Ivy Tech and several businesses with an Indiana presence, will have access to Tallo’s platform, which allows participating companies to showcase available jobs, what skills are need and find the right person to fill the job, Tallo said in a statement. Participating companies will be able to view analytics about talent throughout the state to better help them find the right person for a specific job.
“Ivy Tech prides itself on the fact that 93% of its graduates choose to stay in our great state,” said Sue Smith, vice president advanced manufacturing, engineering and applied science at Ivy Tech. “Through this partnership, we hope to bring that percentage closer to 100 by opening Indiana students’ eyes to some of the state’s most sought-after manufacturing careers and helping them make the critical connections they need to find long-term success.”
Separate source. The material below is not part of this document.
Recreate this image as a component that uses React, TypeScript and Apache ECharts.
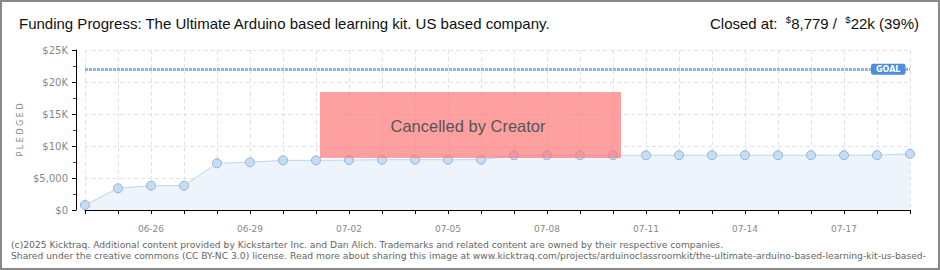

Educators and students from locations around Indiana, including Indianapolis, Columbus, and Fort Wayne, will have access to personal dashboards focused on education and career guidance; unlimited college, company, and scholarship matching access; and the latest learning tools including a digital resume and portfolio builder.
Tallo and Ivy Tech are bringing stakeholders together in a digital environment to reduce brain drain, increase awareness of specific career pathways, and build and strengthen Indiana’s future workforce pipeline.
Ivy Tech and Tallo will collaborate to help high school and college students see the multitude of tech- and manufacturing-related opportunities available in Indiana – advanced manufacturing makes up more than a quarter of the state’s economic output, and 2.4 million of the country’s manufacturing jobs are expected to go unfilled through 2028.
With Tallo, students can create a digital profile which includes where they went to school, what classes they took, clubs they participated in, their career interests, academic achievements and personal skills.
Potential employers can engage with them one-on-one through Tallo’s platform. Students can learn what skills and degrees are sought by employers as well as what certifications are required of certain positions.
“The vitally important task of preparing today’s students for tomorrow’s careers is made much easier when students, educators, and employers are able to engage with one another,” said Casey Welch, CEO of Tallo.